Benhur Kivalu
- Born: Daniel Benhur Kivalu 2 September 1972 (age 53) Vailoa, Samoa
- Height: 6 ft 5 in (1.96 m)
- Weight: 286 lb (130 kg)

Rugby union career
- Position(s): Lock, Number 8

Amateur team(s)
- Years: Team / Apps / (Points)
- 1995: Avalon

Senior career
- Years: Team / Apps / (Points)
- 1996–2004: Fukuoka Sanix Bombs
- 2004–05: Kintetsu Liners

Provincial / State sides
- Years: Team / Apps / (Points)
- 1995-1996: Wellington B / 2 / (10)

International career
- Years: Team / Apps / (Points)
- 1998–2005: Tonga / 39 / (40)

= Benhur Kivalu =

Tonga international rugby union player

Benhur Kivalu (born 2 September 1972 in Vailoa) is a Samoan-born Tongan former rugby union player.
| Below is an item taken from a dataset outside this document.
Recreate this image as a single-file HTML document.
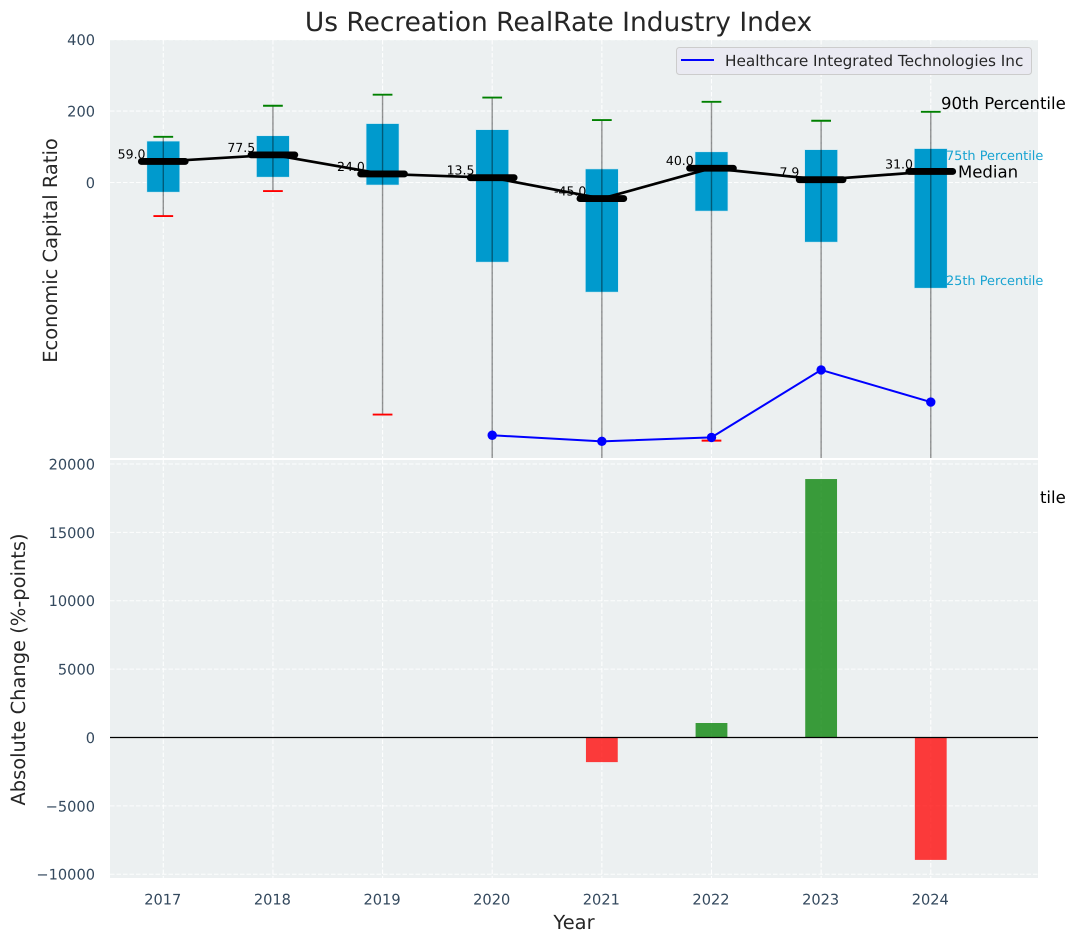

He played as a lock and as a number eight.

==Career==
His first international match for Tonga was against Samoa, at Sydney, on 18 September 1998. He was also part of the 1999 and 2003 World Cup rosters. His last match for the 'Ikale Tahi was against Samoa, at Nuku'alofa, on 22 July 2005.

==Post-career==
After his playing career, he was the coach of Tonga national under-20 rugby union team. Currently, he is the "Regional Development Officer" for Tonga Rugby Union.